A woman over 35 where genetic disorders are more common — the likelihood of Trisomy 18 given a positive screening result is about 64 percent. For a younger woman, the PPV would be under 50 percent, according to the investigation.

Another example of understanding tests and statistics involves mammograms.  The relatively low reduction in averted cancer deaths related to mammograms has been discussed previously on this blog (see links below).  A good infographic and description is also available at NPR.  Here’s the link: What happens after your mammogram

 

Related blog posts:

Blue-footed Booby

Blue-footed Booby

The Bigger Picture -Mammography as an Example

This week, a commentary makes a strong case for eliminating mammography (N Engl J Med 2014; 370:1965-1967):  “Abolishing Mammography Screening Programs?

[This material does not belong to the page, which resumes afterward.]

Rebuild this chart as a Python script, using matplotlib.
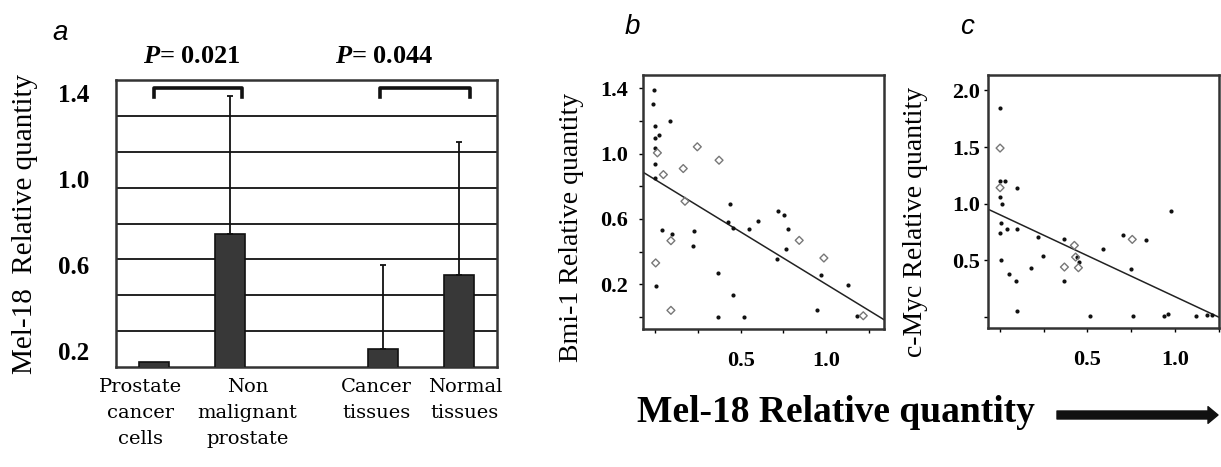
import numpy as np
import matplotlib
matplotlib.use('Agg')
import matplotlib.pyplot as plt
import matplotlib.transforms as mtrans

plt.rcParams['font.family'] = ['Liberation Serif', 'DejaVu Serif']
plt.rcParams['mathtext.fontset'] = 'custom'
plt.rcParams['mathtext.it'] = 'Liberation Serif:italic:bold'
plt.rcParams['mathtext.rm'] = 'Liberation Serif:bold'

# panel a: Mel-18 expression
bar_labels = ['Prostate\ncancer\ncells', 'Non\nmalignant\nprostate',
              'Cancer\ntissues', 'Normal\ntissues']
bar_pos = [0, 1, 3, 4]
bar_vals = [0.15, 0.745, 0.21, 0.555]
bar_err = [0.0, 0.64, 0.39, 0.615]
p_texts = ['0.021', '0.044']
p_pos = [0.5, 3.02]
brackets = [(0.0, 1.15), (2.97, 4.14)]

# panel b: Bmi-1 vs Mel-18
b_dot_x = [-0.006, -0.01, 0.0, 0.0, 0.025, 0.088, 0.0, 0.0, 0.0, 0.041, 0.10, 0.23,
           0.224, 0.004, 0.438, 0.428, 0.453, 0.55, 0.603, 0.716, 0.755, 0.778,
           0.765, 0.71, 0.37, 0.453, 0.37, 0.521, 0.944, 0.969, 1.128, 1.177]
b_dot_y = [1.388, 1.304, 1.167, 1.092, 1.116, 1.198, 1.035, 0.933, 0.851, 0.535, 0.51, 0.524,
           0.437, 0.188, 0.694, 0.582, 0.545, 0.539, 0.586, 0.651, 0.622, 0.539,
           0.416, 0.357, 0.269, 0.133, 0.0, 0.0, 0.041, 0.259, 0.198, 0.008]
b_open_x = [0.014, 0.049, 0.165, 0.247, 0.374, 0.175, 0.093, 0.004, 0.093, 0.842, 0.986, 1.216]
b_open_y = [1.004, 0.871, 0.908, 1.041, 0.959, 0.708, 0.467, 0.331, 0.041, 0.469, 0.361, 0.008]
b_fit = (0.841, -0.641)

# panel c: c-Myc vs Mel-18
c_dot_x = [0.0, 0.0, 0.03, 0.0, 0.01, 0.006, 0.0, 0.042, 0.099, 0.099, 0.006, 0.053,
           0.09, 0.099, 0.219, 0.248, 0.177, 0.366, 0.368, 0.438, 0.451, 0.514,
           0.59, 0.705, 0.747, 0.762, 0.832, 0.939, 0.962, 0.975, 1.12, 1.181, 1.21]
c_dot_y = [1.844, 1.2, 1.2, 1.06, 1.0, 0.829, 0.741, 0.779, 1.138, 0.779, 0.506, 0.376,
           0.318, 0.053, 0.706, 0.535, 0.435, 0.685, 0.318, 0.529, 0.485, 0.006,
           0.603, 0.721, 0.421, 0.006, 0.682, 0.006, 0.029, 0.935, 0.006, 0.015, 0.015]
c_open_x = [0.0, 0.0, 0.425, 0.432, 0.368, 0.448, 0.756]
c_open_y = [1.491, 1.141, 0.632, 0.529, 0.441, 0.435, 0.685]
c_fit = (0.902, -0.722)

W, H = 1221, 467
fig = plt.figure(figsize=(W / 100, H / 100), dpi=100)


def px(x, y):
    return x / W, 1 - y / H


# ---- panel a ----
ax = fig.add_axes([116 / W, 1 - 367 / H, 381 / W, 287 / H])
ylo, yhi = 0.126, 1.46
ax.bar(bar_pos, bar_vals, width=0.39, color='#383838', edgecolor='#111111', lw=1.2, zorder=3)
err_pos = [p for p, e in zip(bar_pos, bar_err) if e > 0]
err_top = [v for v, e in zip(bar_vals, bar_err) if e > 0]
err_val = [e for e in bar_err if e > 0]
ax.errorbar(err_pos, err_top, yerr=[np.zeros(len(err_val)), err_val], fmt='none',
            ecolor='#111111', elinewidth=1.3, capsize=2.5, capthick=1.3, zorder=4)
ax.set_xlim(-0.5, 4.5)
ax.set_ylim(ylo, yhi)
ax.set_yticks([0.2, 0.6, 1.0, 1.4])
ax.set_yticklabels(['0.2', '0.6', '1.0', '1.4'], fontsize=18, fontweight='bold')
ax.set_yticks(np.linspace(ylo, yhi, 9)[1:-1], minor=True)
ax.grid(True, which='minor', axis='y', color='#222222', lw=1.4)
ax.tick_params(axis='y', which='both', length=0, pad=19)
ax.set_xticks(bar_pos)
ax.set_xticklabels(bar_labels, fontsize=14, family='DejaVu Serif', linespacing=1.55)
ax.tick_params(axis='x', length=0, pad=8)
shifts = [-14, 17, -6, 6]
for lab, dx in zip(ax.get_xticklabels(), shifts):
    lab.set_transform(lab.get_transform() + mtrans.ScaledTranslation(dx / 100, 0, fig.dpi_scale_trans))
for s in ax.spines.values():
    s.set_color('#333333')
    s.set_linewidth(1.8)
for (x0, x1) in brackets:
    ax.plot([x0, x0, x1, x1], [1.38, 1.423, 1.423, 1.38], color='#111111', lw=2.6,
            solid_joinstyle='round', zorder=5)
for xp, pt in zip(p_pos, p_texts):
    ax.text(xp, 1.567, r'$P$= ' + pt, ha='center', va='center', fontsize=19,
            fontweight='bold', clip_on=False)
fig.text(*px(25, 224), 'Mel-18  Relative quantity', rotation=90, ha='center', va='center',
         fontsize=21)


def scatter_panel(rect, dx, dy, ox, oy, fit, xlim, ylim, yt, ytl, ylab_pad):
    a = fig.add_axes(rect)
    a.scatter(dx, dy, s=9, color='#111111', marker='o', lw=0, zorder=3)
    a.scatter(ox, oy, s=16, facecolor='none', edgecolor='#777777', marker='D', lw=1.0, zorder=3)
    xs = np.array(xlim)
    a.plot(xs, fit[0] + fit[1] * xs, color='#222222', lw=1.1, zorder=2)
    a.set_xlim(*xlim)
    a.set_ylim(*ylim)
    a.set_xticks([0, 0.25, 0.5, 0.75, 1.0, 1.25])
    a.set_xticklabels(['', '', '0.5', '', '1.0', ''], fontsize=16, fontweight='bold')
    a.set_yticks(yt)
    a.set_yticklabels(ytl, fontsize=16, fontweight='bold')
    a.tick_params(axis='x', length=3, width=1, pad=13, direction='out')
    a.tick_params(axis='y', length=3, width=1, pad=ylab_pad, direction='out')
    for s in a.spines.values():
        s.set_color('#333333')
        s.set_linewidth(1.8)
    return a


scatter_panel([643 / W, 1 - 329 / H, 241 / W, 254 / H], b_dot_x, b_dot_y, b_open_x, b_open_y,
              b_fit, (-0.07, 1.337), (-0.073, 1.48),
              [0, 0.2, 0.4, 0.6, 0.8, 1.0, 1.2, 1.4],
              ['', '0.2', '', '0.6', '', '1.0', '', '1.4'], 8)
scatter_panel([988 / W, 1 - 328 / H, 231 / W, 253 / H], c_dot_x, c_dot_y, c_open_x, c_open_y,
              c_fit, (-0.069, 1.252), (-0.097, 2.136),
              [0, 0.5, 1.0, 1.5, 2.0], ['', '0.5', '1.0', '1.5', '2.0'], 3)

fig.text(*px(572, 227), 'Bmi-1 Relative quantity', rotation=90, ha='center', va='center',
         fontsize=20)
fig.text(*px(916, 222), 'c-Myc Relative quantity', rotation=90, ha='center', va='center',
         fontsize=20)

fig.text(*px(836, 413), 'Mel-18 Relative quantity', ha='center', va='center',
         fontsize=27, fontweight='bold')
ax_arrow = fig.add_axes([0, 0, 1, 1], facecolor='none')
ax_arrow.set_axis_off()
ax_arrow.annotate('', xy=px(1218, 415), xytext=px(1057, 415), xycoords='figure fraction',
                  arrowprops=dict(arrowstyle='simple,head_length=0.45,head_width=0.75,tail_width=0.36',
                                  mutation_scale=16, color='#111111', shrinkA=0, shrinkB=0))

for (x, y), t in zip([(60, 33), (632, 27), (967, 27)], ['a', 'b', 'c']):
    fig.text(*px(x, y), t, ha='center', va='center', fontsize=20, style='italic',
             family='Liberation Sans')

fig.savefig('out.png', dpi=100)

A View from the Swiss Medical Board”

Here’s a link from the NEJM: nej.md/1hV8q0L

What is fascinating is how ingrained mammography has become in our medical culture and how most individuals believe that mammography is so beneficial.  Take a look at the figure in the link to get a better perspective.  While women think that mammography may save 80 lives out of a thousand screened, according to the commentary, the data suggest that 1 woman may be saved.  The main problem: “for every breast-cancer death prevented in U.S. women over a 10-year course of annual screening beginning at 50 years of age, 490 to 670 women are likely to have a false positive mammogram with repeat examination; 70 to 100, an unnecessary biopsy; and 3 to 14, an overdiagnosed breast cancer that would never have become clinically apparent.”

If a well-established screening measure like mammography is not so beneficial, what else could be on the chopping block?  As noted in a previous blog post (Do you know about the “Choosing Wisely gutsandgrowth), even the annual physical exam has been deemed a low-value service.

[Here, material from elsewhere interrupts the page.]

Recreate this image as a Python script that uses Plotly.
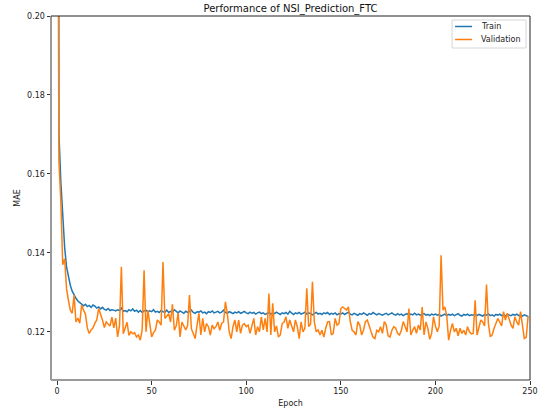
import plotly.graph_objects as go

# Training history: mean absolute error per epoch
epochs = list(range(250))

train_mae = [
    0.6000, 0.1700, 0.1580, 0.1485, 0.1415, 0.1365, 0.1338, 0.1318, 0.1303, 0.1292,
    0.1285, 0.1278, 0.1273, 0.1270, 0.1266, 0.1270, 0.1264, 0.1267, 0.1262, 0.1268,
    0.1265, 0.1260, 0.1263, 0.1258, 0.1262, 0.1257, 0.1255, 0.1259, 0.1254, 0.1256,
    0.1255, 0.1253, 0.1256, 0.1254, 0.1260, 0.1252, 0.1254, 0.1251, 0.1256, 0.1253,
    0.1258, 0.1252, 0.1255, 0.1250, 0.1254, 0.1249, 0.1253, 0.1255, 0.1250, 0.1253,
    0.1251, 0.1256, 0.1250, 0.1252, 0.1249, 0.1254, 0.1251, 0.1250, 0.1255, 0.1249,
    0.1252, 0.1250, 0.1256, 0.1251, 0.1248, 0.1253, 0.1250, 0.1247, 0.1252, 0.1249,
    0.1251, 0.1255, 0.1249, 0.1247, 0.1251, 0.1250, 0.1253, 0.1248, 0.1250, 0.1246,
    0.1251, 0.1249, 0.1253, 0.1248, 0.1250, 0.1252, 0.1248, 0.1250, 0.1255, 0.1249,
    0.1247, 0.1251, 0.1249, 0.1246, 0.1250, 0.1248, 0.1251, 0.1247, 0.1249, 0.1252,
    0.1248, 0.1246, 0.1250, 0.1247, 0.1249, 0.1245, 0.1248, 0.1250, 0.1246, 0.1248,
    0.1244, 0.1247, 0.1249, 0.1245, 0.1248, 0.1246, 0.1250, 0.1247, 0.1244, 0.1248,
    0.1246, 0.1249, 0.1245, 0.1252, 0.1247, 0.1244, 0.1248, 0.1246, 0.1249, 0.1245,
    0.1247, 0.1250, 0.1245, 0.1248, 0.1246, 0.1243, 0.1247, 0.1249, 0.1245, 0.1247,
    0.1244, 0.1248, 0.1246, 0.1249, 0.1244, 0.1247, 0.1245, 0.1248, 0.1243, 0.1246,
    0.1245, 0.1248, 0.1244, 0.1247, 0.1250, 0.1245, 0.1243, 0.1247, 0.1245, 0.1242,
    0.1246, 0.1244, 0.1248, 0.1245, 0.1242, 0.1246, 0.1244, 0.1249, 0.1245, 0.1243,
    0.1246, 0.1244, 0.1242, 0.1245, 0.1247, 0.1243, 0.1245, 0.1248, 0.1244, 0.1242,
    0.1246, 0.1243, 0.1245, 0.1241, 0.1244, 0.1246, 0.1242, 0.1245, 0.1243, 0.1247,
    0.1243, 0.1245, 0.1242, 0.1244, 0.1246, 0.1242, 0.1244, 0.1241, 0.1245, 0.1243,
    0.1245, 0.1242, 0.1244, 0.1240, 0.1243, 0.1245, 0.1241, 0.1244, 0.1242, 0.1245,
    0.1241, 0.1243, 0.1246, 0.1242, 0.1240, 0.1244, 0.1242, 0.1245, 0.1241, 0.1243,
    0.1242, 0.1245, 0.1241, 0.1244, 0.1242, 0.1240, 0.1244, 0.1242, 0.1246, 0.1241,
    0.1243, 0.1240, 0.1244, 0.1242, 0.1245, 0.1241, 0.1243, 0.1240, 0.1244, 0.1242,
    0.1241, 0.1244, 0.1242, 0.1245, 0.1241, 0.1243, 0.1240, 0.1243, 0.1241, 0.1239,
]

val_mae = [
    0.3000, 0.1630, 0.1530, 0.1370, 0.1385, 0.1310, 0.1280, 0.1255, 0.1247, 0.1293,
    0.1225, 0.1235, 0.1222, 0.1268, 0.1255, 0.1245, 0.1210, 0.1196, 0.1205, 0.1210,
    0.1222, 0.1230, 0.1259, 0.1245, 0.1230, 0.1211, 0.1225, 0.1220, 0.1215, 0.1237,
    0.1210, 0.1235, 0.1187, 0.1215, 0.1365, 0.1195, 0.1210, 0.1224, 0.1191, 0.1200,
    0.1195, 0.1198, 0.1187, 0.1192, 0.1179, 0.1205, 0.1356, 0.1200, 0.1255, 0.1213,
    0.1187, 0.1198, 0.1204, 0.1230, 0.1225, 0.1217, 0.1377, 0.1234, 0.1240, 0.1246,
    0.1225, 0.1270, 0.1204, 0.1215, 0.1248, 0.1187, 0.1225, 0.1213, 0.1205, 0.1215,
    0.1293, 0.1208, 0.1195, 0.1183, 0.1217, 0.1247, 0.1192, 0.1234, 0.1200, 0.1221,
    0.1213, 0.1192, 0.1217, 0.1208, 0.1213, 0.1225, 0.1204, 0.1221, 0.1225, 0.1276,
    0.1247, 0.1200, 0.1183, 0.1213, 0.1230, 0.1200, 0.1230, 0.1196, 0.1217, 0.1221,
    0.1213, 0.1217, 0.1196, 0.1213, 0.1234, 0.1192, 0.1213, 0.1200, 0.1238, 0.1205,
    0.1234, 0.1200, 0.1297, 0.1192, 0.1272, 0.1200, 0.1215, 0.1187, 0.1192, 0.1221,
    0.1225, 0.1238, 0.1209, 0.1230, 0.1217, 0.1200, 0.1230, 0.1213, 0.1183, 0.1225,
    0.1200, 0.1209, 0.1310, 0.1213, 0.1220, 0.1327, 0.1225, 0.1200, 0.1205, 0.1192,
    0.1204, 0.1187, 0.1209, 0.1225, 0.1226, 0.1192, 0.1196, 0.1234, 0.1217, 0.1221,
    0.1259, 0.1263, 0.1259, 0.1255, 0.1263, 0.1226, 0.1204, 0.1200, 0.1192, 0.1226,
    0.1217, 0.1192, 0.1204, 0.1226, 0.1230, 0.1213, 0.1200, 0.1187, 0.1183, 0.1204,
    0.1200, 0.1213, 0.1196, 0.1226, 0.1217, 0.1190, 0.1187, 0.1204, 0.1213, 0.1209,
    0.1196, 0.1192, 0.1204, 0.1226, 0.1213, 0.1200, 0.1259, 0.1192, 0.1204, 0.1213,
    0.1196, 0.1217, 0.1205, 0.1263, 0.1192, 0.1225, 0.1209, 0.1181, 0.1196, 0.1238,
    0.1215, 0.1200, 0.1215, 0.1394, 0.1255, 0.1263, 0.1240, 0.1179, 0.1204, 0.1221,
    0.1200, 0.1209, 0.1190, 0.1209, 0.1196, 0.1204, 0.1192, 0.1213, 0.1200, 0.1195,
    0.1196, 0.1280, 0.1192, 0.1213, 0.1230, 0.1225, 0.1215, 0.1320, 0.1221, 0.1188,
    0.1192, 0.1209, 0.1221, 0.1234, 0.1225, 0.1215, 0.1251, 0.1230, 0.1247, 0.1230,
    0.1217, 0.1209, 0.1238, 0.1225, 0.1217, 0.1251, 0.1209, 0.1183, 0.1186, 0.1240,
]

x_ticks = [0, 50, 100, 150, 200, 250]
y_ticks = [0.12, 0.14, 0.16, 0.18, 0.20]

BLUE = "#1f77b4"
ORANGE = "#ff7f0e"
FONT = "DejaVu Sans"
TEXT = "#222"

# Plot-area geometry in pixels
W, H = 541, 412
L, R, T, B = 50.5, 11, 16, 32
PW, PH = W - L - R, H - T - B


def px_x(px):
    return (px - L) / PW


def px_y(py):
    return (H - B - py) / PH


fig = go.Figure()
fig.add_trace(go.Scatter(x=epochs, y=train_mae, mode="lines", name="Train",
                         line=dict(color=BLUE, width=1.5), showlegend=False))
fig.add_trace(go.Scatter(x=epochs, y=val_mae, mode="lines", name="Validation",
                         line=dict(color=ORANGE, width=1.5), showlegend=False))

axis_common = dict(showgrid=False, zeroline=False, showline=False, automargin=False,
                   ticks="outside", ticklen=3.5, tickwidth=1, tickcolor="#333",
                   tickfont=dict(family=FONT, size=8, color=TEXT))

fig.update_xaxes(range=[-3.2, 250], tickvals=x_ticks,
                 title=dict(text="Epoch", font=dict(family=FONT, size=8, color=TEXT), standoff=5),
                 **axis_common)
fig.update_yaxes(range=[0.1078, 0.2], tickvals=y_ticks, tickformat=".2f",
                 title=dict(text="MAE", font=dict(family=FONT, size=8, color=TEXT), standoff=5),
                 **axis_common)

# Frame: lighter left/bottom spines, dark top/right spines
fig.add_shape(type="line", xref="paper", yref="paper", x0=0, x1=0, y0=0, y1=1,
              line=dict(color="#9a9a9a", width=2))
fig.add_shape(type="line", xref="paper", yref="paper", x0=0, x1=1, y0=0, y1=0,
              line=dict(color="#9a9a9a", width=2))
fig.add_shape(type="line", xref="paper", yref="paper", x0=0, x1=1, y0=1, y1=1,
              line=dict(color="#222", width=1))
fig.add_shape(type="line", xref="paper", yref="paper", x0=1, x1=1, y0=0, y1=1,
              line=dict(color="#222", width=1))

# Legend box in the upper-right corner of the axes
fig.add_shape(type="rect", xref="paper", yref="paper",
              x0=px_x(452), x1=px_x(526), y0=px_y(48), y1=px_y(20),
              line=dict(color="#d6d6d6", width=1), fillcolor="white", layer="above")
for name, color, py in [("Train", BLUE, 26.5), ("Validation", ORANGE, 39.5)]:
    fig.add_shape(type="line", xref="paper", yref="paper",
                  x0=px_x(455), x1=px_x(472), y0=px_y(py), y1=px_y(py),
                  line=dict(color=color, width=1.5), layer="above")
    fig.add_annotation(text=name, xref="paper", yref="paper", x=px_x(479), y=px_y(py),
                       xanchor="left", yanchor="middle", showarrow=False,
                       font=dict(family=FONT, size=8, color=TEXT))

fig.update_layout(
    width=W, height=H,
    margin=dict(l=L, r=R, t=T, b=B),
    paper_bgcolor="white", plot_bgcolor="white",
    title=dict(text="Performance of NSI_Prediction_FTC", x=0.5, xref="paper",
               y=(H - 8) / H, yref="container", yanchor="middle", xanchor="center",
               font=dict(family=FONT, size=10, color="#111")),
    showlegend=False,
)

fig.write_html("out.html")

Another related blog post:

There is More to Life Than Death” | gutsandgrowth

 

“There is More to Life Than Death”

This commentary helps explain some of the reasons for recent recommendations to drop PSA screening for prostate cancer and to stop mammograms for women ages 40 to 49 while at the same time showing how these decisions are not in fact ‘no-brainers.’ (NEJM 2012; 987-89).

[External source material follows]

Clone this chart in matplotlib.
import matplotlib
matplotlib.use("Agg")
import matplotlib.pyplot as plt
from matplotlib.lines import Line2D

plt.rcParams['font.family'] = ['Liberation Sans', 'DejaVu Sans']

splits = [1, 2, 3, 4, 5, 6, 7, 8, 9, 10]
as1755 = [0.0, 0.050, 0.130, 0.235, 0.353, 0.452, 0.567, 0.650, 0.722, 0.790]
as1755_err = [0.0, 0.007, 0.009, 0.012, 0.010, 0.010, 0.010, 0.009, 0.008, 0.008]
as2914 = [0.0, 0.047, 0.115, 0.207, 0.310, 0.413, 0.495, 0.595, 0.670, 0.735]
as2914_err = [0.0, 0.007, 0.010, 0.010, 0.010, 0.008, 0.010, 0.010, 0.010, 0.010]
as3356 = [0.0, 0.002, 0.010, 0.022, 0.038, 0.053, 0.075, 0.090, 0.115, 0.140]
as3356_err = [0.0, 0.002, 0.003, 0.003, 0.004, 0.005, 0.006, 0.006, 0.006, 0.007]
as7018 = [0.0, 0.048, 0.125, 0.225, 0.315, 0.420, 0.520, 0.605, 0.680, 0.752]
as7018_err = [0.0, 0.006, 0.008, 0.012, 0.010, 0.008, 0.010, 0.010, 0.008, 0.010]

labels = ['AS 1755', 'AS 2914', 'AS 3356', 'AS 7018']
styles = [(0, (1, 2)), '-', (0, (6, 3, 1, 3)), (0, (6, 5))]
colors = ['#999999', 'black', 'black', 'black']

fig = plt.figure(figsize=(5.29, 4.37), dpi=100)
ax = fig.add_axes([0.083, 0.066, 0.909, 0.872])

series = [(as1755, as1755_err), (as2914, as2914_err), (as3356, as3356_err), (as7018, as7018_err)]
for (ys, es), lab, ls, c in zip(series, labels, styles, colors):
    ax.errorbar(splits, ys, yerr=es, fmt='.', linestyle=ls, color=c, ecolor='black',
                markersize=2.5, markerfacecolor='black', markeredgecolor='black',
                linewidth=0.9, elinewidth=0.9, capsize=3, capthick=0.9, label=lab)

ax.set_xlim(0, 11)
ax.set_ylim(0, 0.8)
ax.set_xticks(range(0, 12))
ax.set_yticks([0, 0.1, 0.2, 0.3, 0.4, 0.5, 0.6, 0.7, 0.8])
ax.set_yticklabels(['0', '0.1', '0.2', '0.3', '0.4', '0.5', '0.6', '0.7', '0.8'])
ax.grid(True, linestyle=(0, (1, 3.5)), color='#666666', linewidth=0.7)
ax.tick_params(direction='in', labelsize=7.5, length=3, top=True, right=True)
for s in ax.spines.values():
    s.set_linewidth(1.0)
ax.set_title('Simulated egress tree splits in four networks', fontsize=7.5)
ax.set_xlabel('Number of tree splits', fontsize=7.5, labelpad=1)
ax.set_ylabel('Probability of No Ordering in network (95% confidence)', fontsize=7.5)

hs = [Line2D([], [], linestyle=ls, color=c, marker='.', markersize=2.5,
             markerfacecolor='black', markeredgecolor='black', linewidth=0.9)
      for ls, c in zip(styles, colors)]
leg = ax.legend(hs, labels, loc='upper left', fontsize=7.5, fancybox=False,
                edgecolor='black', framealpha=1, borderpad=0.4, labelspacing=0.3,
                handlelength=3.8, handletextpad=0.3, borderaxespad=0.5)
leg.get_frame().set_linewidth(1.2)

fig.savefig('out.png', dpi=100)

With both decisions, the U.S. preventive services task force (USPSTF) focused on mortality data.  For prostate cancer, the pivotal trial was the U.S. Prostate, Lung, Colorectal and Ovarian Cancer Screening Trial (PLCO) that showed no difference in mortality between a PSA-screened group and a control group.  Besides detailing a few limitations of the study, the authors note that separate epidemiologic data show a 75% decrease in men presenting with advanced prostate cancer since the introduction of PSA screening. Furthermore, a European study showed advanced cancers were 40% more likely in the control group as well.

Patients with more advanced prostate cancer are prone to bone pain and urinary obstruction; whereas, patients who undergo unnecessary surgery (b/c prostate cancer was not going to kill them) may develop incontinence and impotence.

For breast cancer, similarly, identifying smaller breast cancers may allow more conservative therapy. This has to be weighed against increased anxiety, discomfort, and biopsies for those with false-positive mammograms.

Conclusions:

“Basing decisions on the outcome of death ignores vital dimensions of life that are not easily quantified…It is neither ignorant nor irrational to question the wisdom of expert recommendations that are sweeping and generic.  There is more to life than death.”

On a side note, one of the authors (Jerome Groopman) has written several books.  My favorite of his: “The Measure of Our Days.”